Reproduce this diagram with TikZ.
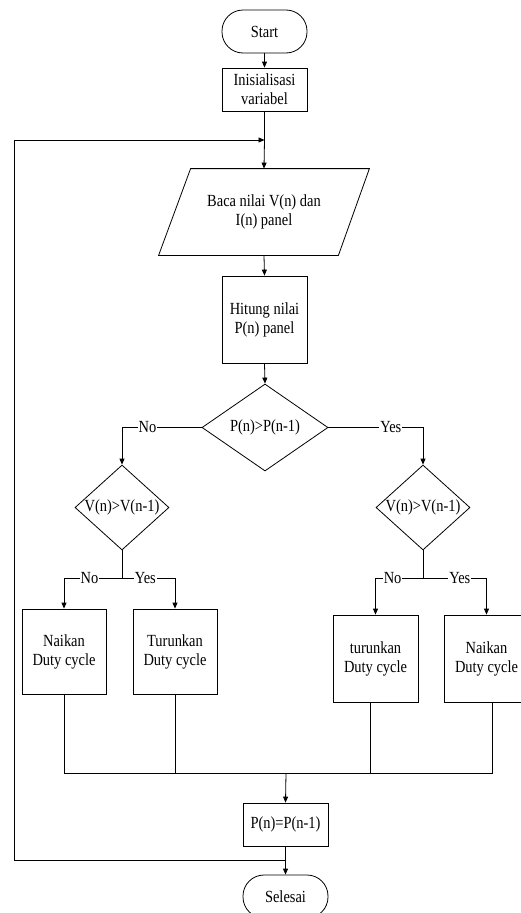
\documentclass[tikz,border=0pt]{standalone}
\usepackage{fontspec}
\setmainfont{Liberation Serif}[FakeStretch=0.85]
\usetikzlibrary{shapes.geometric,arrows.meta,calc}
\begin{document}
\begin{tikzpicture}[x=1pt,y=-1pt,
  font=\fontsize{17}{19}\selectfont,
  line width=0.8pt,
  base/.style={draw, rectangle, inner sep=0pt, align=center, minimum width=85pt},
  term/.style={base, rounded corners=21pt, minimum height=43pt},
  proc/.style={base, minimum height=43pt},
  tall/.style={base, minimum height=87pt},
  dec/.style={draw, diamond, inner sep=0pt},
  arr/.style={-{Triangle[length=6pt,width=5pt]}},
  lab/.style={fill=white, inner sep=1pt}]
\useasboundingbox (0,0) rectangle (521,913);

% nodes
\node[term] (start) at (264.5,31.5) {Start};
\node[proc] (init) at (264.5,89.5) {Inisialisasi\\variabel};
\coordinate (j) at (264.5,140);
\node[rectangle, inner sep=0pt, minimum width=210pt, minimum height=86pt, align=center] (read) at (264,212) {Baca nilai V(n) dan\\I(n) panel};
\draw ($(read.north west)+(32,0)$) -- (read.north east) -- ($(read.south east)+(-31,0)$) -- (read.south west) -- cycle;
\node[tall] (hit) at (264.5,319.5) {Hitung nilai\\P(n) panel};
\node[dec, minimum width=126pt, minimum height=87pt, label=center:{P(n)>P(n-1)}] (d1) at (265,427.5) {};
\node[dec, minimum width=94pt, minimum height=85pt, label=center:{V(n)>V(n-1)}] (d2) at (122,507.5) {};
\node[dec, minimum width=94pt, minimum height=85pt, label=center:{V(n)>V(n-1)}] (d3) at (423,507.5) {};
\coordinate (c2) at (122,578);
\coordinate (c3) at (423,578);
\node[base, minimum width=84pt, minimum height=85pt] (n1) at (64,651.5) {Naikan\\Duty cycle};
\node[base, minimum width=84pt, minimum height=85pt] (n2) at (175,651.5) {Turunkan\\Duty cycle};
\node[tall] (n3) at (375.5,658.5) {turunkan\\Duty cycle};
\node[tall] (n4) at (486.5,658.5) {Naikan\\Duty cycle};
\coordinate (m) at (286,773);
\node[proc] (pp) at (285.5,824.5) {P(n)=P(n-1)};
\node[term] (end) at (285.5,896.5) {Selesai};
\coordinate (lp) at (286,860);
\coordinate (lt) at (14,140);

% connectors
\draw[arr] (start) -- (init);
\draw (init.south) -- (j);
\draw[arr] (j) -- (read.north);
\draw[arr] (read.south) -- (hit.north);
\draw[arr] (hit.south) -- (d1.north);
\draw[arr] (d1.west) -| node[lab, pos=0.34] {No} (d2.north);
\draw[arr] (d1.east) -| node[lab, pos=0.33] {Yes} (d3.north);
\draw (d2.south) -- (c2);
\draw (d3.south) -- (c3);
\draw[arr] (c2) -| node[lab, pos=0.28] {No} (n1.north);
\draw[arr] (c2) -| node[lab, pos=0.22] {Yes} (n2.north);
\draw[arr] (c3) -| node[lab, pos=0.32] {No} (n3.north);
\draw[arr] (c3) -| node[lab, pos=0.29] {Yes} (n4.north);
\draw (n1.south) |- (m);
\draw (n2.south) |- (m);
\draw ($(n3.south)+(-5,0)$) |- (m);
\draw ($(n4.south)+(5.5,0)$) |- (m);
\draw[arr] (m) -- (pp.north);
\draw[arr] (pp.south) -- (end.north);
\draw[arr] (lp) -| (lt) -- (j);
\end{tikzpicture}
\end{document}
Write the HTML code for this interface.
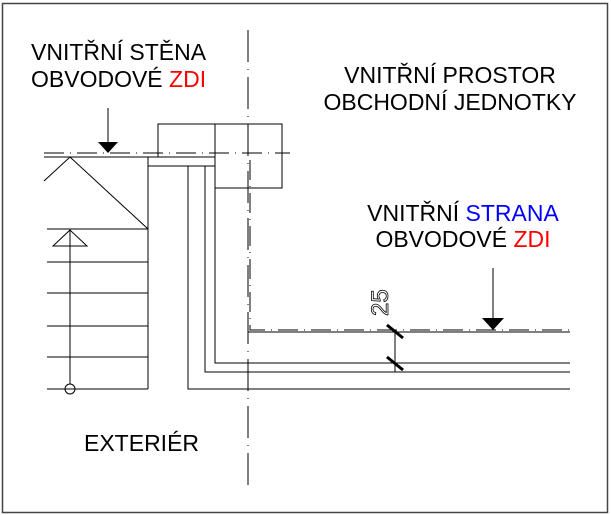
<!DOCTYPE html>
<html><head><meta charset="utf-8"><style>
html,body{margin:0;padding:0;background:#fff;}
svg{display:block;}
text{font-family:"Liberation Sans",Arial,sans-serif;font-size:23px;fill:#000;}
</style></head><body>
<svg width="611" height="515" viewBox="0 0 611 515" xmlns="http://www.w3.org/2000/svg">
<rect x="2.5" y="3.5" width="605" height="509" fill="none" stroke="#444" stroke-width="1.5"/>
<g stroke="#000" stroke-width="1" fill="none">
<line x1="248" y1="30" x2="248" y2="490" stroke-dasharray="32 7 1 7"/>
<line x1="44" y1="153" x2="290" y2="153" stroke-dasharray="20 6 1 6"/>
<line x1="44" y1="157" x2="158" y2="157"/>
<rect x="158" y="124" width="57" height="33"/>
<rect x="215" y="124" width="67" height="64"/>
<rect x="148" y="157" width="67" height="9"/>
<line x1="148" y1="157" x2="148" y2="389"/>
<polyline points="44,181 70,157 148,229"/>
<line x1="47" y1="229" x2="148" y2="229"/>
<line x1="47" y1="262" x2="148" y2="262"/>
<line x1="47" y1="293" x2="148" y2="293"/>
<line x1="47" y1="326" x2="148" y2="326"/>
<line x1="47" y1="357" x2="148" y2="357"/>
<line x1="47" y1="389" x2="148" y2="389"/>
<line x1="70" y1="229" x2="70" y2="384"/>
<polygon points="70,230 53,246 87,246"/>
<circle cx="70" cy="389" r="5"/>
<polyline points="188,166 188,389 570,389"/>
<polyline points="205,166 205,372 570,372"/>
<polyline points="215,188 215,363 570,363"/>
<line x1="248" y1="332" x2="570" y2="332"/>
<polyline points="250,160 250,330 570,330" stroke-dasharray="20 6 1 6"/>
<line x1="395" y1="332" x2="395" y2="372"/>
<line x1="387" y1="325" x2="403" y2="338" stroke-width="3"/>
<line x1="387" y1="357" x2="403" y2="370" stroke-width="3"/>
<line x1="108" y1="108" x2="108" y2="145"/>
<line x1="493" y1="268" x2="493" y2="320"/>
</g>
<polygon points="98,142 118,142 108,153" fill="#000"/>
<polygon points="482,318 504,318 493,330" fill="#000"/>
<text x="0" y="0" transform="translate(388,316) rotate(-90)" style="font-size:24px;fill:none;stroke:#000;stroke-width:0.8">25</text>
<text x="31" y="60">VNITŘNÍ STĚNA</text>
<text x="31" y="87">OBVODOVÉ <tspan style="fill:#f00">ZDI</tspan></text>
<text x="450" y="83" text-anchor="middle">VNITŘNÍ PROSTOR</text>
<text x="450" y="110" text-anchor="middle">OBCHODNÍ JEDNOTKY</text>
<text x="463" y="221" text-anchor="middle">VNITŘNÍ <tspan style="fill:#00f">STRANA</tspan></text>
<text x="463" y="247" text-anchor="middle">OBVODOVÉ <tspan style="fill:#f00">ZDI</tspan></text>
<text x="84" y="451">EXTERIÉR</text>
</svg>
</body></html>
...
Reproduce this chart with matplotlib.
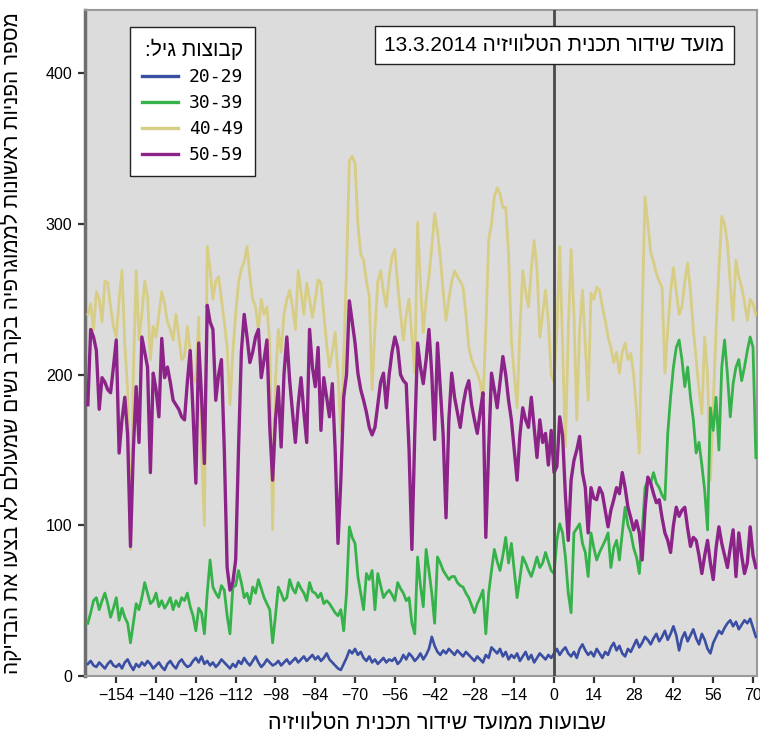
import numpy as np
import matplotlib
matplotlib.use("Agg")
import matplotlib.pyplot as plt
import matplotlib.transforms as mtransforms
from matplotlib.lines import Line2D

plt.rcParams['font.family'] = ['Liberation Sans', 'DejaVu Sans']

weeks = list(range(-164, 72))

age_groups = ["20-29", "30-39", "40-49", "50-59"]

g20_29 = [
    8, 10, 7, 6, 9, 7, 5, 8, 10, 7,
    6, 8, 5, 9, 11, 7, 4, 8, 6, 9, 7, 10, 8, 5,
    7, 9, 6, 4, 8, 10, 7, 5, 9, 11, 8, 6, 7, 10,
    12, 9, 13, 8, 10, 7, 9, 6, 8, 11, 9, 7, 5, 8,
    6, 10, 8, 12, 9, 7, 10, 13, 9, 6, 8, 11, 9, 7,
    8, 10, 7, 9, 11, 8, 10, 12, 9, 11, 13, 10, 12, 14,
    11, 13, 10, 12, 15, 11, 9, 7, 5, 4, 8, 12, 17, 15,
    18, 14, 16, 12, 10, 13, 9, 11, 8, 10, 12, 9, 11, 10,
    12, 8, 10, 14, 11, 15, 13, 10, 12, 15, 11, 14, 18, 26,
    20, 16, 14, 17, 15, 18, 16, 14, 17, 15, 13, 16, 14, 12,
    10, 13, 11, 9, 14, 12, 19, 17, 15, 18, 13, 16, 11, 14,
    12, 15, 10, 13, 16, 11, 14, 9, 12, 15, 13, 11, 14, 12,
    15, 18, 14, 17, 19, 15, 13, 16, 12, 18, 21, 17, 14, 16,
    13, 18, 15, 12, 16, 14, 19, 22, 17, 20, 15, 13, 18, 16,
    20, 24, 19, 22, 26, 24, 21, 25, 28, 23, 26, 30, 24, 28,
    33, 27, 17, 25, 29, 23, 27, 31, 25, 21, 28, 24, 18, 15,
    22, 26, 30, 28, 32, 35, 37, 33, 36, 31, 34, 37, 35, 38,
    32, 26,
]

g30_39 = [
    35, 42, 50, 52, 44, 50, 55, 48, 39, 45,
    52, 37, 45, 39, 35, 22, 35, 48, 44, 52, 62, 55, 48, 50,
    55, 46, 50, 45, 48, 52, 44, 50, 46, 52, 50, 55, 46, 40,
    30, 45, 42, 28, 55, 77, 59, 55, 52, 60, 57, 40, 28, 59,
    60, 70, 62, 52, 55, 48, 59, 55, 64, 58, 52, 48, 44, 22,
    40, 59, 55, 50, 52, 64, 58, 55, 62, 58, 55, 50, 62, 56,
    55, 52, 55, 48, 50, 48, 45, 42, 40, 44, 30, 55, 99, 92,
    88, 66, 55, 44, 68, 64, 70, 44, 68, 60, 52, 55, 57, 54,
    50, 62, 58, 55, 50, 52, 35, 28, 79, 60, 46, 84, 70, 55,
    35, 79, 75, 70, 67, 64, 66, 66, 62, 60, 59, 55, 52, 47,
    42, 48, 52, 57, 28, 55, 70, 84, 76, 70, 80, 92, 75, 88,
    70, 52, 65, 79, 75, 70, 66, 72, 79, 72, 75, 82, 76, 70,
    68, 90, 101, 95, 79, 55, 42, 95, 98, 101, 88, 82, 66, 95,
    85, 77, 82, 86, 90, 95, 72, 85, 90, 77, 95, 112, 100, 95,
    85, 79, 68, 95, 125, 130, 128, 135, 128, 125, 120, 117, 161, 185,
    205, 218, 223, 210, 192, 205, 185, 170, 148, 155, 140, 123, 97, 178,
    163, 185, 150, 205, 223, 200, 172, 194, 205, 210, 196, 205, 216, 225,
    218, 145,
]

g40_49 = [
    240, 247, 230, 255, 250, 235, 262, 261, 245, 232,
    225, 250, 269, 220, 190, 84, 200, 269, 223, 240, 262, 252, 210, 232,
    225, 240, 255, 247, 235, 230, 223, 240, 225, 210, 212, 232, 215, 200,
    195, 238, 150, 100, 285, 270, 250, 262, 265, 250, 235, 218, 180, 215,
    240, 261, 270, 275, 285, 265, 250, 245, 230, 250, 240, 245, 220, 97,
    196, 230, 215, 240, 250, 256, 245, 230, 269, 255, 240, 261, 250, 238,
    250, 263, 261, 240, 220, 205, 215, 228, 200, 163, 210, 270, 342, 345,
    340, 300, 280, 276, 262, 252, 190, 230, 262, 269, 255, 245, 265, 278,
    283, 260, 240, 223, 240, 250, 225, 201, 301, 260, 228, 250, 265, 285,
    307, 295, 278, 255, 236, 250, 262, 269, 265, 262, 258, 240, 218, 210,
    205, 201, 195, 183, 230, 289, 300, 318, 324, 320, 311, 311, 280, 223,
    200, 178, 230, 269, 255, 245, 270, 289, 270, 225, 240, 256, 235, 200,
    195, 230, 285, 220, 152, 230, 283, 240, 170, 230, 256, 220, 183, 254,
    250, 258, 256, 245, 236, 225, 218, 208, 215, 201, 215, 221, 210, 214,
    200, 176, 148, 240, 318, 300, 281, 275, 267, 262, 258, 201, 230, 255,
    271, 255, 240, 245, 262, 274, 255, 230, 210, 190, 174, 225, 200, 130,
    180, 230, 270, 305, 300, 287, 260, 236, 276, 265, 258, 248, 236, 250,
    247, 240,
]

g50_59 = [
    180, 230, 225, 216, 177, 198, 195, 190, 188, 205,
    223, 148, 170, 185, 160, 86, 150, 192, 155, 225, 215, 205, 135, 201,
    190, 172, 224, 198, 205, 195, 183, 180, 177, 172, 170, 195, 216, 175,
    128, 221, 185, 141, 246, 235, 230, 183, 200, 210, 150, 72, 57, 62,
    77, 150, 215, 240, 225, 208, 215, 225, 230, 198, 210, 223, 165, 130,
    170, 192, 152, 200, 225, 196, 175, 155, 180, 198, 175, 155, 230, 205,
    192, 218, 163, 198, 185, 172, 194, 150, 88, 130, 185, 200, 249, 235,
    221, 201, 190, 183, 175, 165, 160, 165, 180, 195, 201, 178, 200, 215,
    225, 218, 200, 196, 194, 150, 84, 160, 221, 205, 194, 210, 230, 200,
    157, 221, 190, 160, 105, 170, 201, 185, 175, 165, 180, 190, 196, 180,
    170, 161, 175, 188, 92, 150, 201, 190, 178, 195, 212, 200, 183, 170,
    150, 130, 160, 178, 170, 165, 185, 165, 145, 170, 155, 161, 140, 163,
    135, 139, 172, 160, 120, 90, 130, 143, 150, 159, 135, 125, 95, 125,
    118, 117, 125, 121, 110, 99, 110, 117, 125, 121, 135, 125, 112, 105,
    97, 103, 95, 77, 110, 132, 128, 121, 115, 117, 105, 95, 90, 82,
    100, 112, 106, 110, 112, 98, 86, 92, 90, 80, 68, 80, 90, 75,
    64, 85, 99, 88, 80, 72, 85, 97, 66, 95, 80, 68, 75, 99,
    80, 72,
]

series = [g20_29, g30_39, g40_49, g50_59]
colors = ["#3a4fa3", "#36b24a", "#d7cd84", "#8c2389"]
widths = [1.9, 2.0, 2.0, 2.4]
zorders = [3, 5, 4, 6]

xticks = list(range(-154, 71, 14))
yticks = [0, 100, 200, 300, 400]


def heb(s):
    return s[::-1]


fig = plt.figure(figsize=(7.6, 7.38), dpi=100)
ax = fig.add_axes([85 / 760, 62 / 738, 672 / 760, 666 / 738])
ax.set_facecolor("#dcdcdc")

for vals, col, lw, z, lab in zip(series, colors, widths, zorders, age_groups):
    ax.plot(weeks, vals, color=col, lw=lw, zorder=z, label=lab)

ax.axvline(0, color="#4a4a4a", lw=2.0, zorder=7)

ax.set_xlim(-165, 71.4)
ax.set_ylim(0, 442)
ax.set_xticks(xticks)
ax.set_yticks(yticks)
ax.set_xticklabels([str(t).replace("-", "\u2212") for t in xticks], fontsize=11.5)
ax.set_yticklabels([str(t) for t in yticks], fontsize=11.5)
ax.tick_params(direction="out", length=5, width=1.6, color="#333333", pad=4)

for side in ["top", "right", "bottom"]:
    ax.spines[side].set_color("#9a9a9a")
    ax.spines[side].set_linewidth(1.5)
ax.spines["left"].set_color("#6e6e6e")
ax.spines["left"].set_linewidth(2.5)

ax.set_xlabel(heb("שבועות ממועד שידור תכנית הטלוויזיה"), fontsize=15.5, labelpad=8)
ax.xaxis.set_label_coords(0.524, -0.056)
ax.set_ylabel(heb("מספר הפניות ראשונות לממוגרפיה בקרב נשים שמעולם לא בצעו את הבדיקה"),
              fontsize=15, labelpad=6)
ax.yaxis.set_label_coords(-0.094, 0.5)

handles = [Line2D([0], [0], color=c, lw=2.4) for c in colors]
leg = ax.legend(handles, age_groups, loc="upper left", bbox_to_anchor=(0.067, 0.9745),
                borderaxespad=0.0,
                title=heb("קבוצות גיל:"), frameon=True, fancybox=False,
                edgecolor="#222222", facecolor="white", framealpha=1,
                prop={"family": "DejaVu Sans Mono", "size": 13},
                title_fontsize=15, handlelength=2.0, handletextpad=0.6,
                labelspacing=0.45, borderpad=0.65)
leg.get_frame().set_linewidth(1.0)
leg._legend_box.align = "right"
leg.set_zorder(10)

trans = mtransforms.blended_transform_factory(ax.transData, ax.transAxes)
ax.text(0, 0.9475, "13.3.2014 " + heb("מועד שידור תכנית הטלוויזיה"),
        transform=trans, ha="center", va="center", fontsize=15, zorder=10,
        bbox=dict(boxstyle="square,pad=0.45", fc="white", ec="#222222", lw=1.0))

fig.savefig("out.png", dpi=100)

### [Job]
From the entries above, copy exactly the lines starting at the one with "Reproduce this diagram with TikZ." and stopping at the one with "(0,0) rectangle (521,913);", keeping both ends. Drop the pictures.

### [Answer to the task]
Reproduce this diagram with TikZ.
\documentclass[tikz,border=0pt]{standalone}
\usepackage{fontspec}
\setmainfont{Liberation Serif}[FakeStretch=0.85]
\usetikzlibrary{shapes.geometric,arrows.meta,calc}
\begin{document}
\begin{tikzpicture}[x=1pt,y=-1pt,
  font=\fontsize{17}{19}\selectfont,
  line width=0.8pt,
  base/.style={draw, rectangle, inner sep=0pt, align=center, minimum width=85pt},
  term/.style={base, rounded corners=21pt, minimum height=43pt},
  proc/.style={base, minimum height=43pt},
  tall/.style={base, minimum height=87pt},
  dec/.style={draw, diamond, inner sep=0pt},
  arr/.style={-{Triangle[length=6pt,width=5pt]}},
  lab/.style={fill=white, inner sep=1pt}]
\useasboundingbox (0,0) rectangle (521,913);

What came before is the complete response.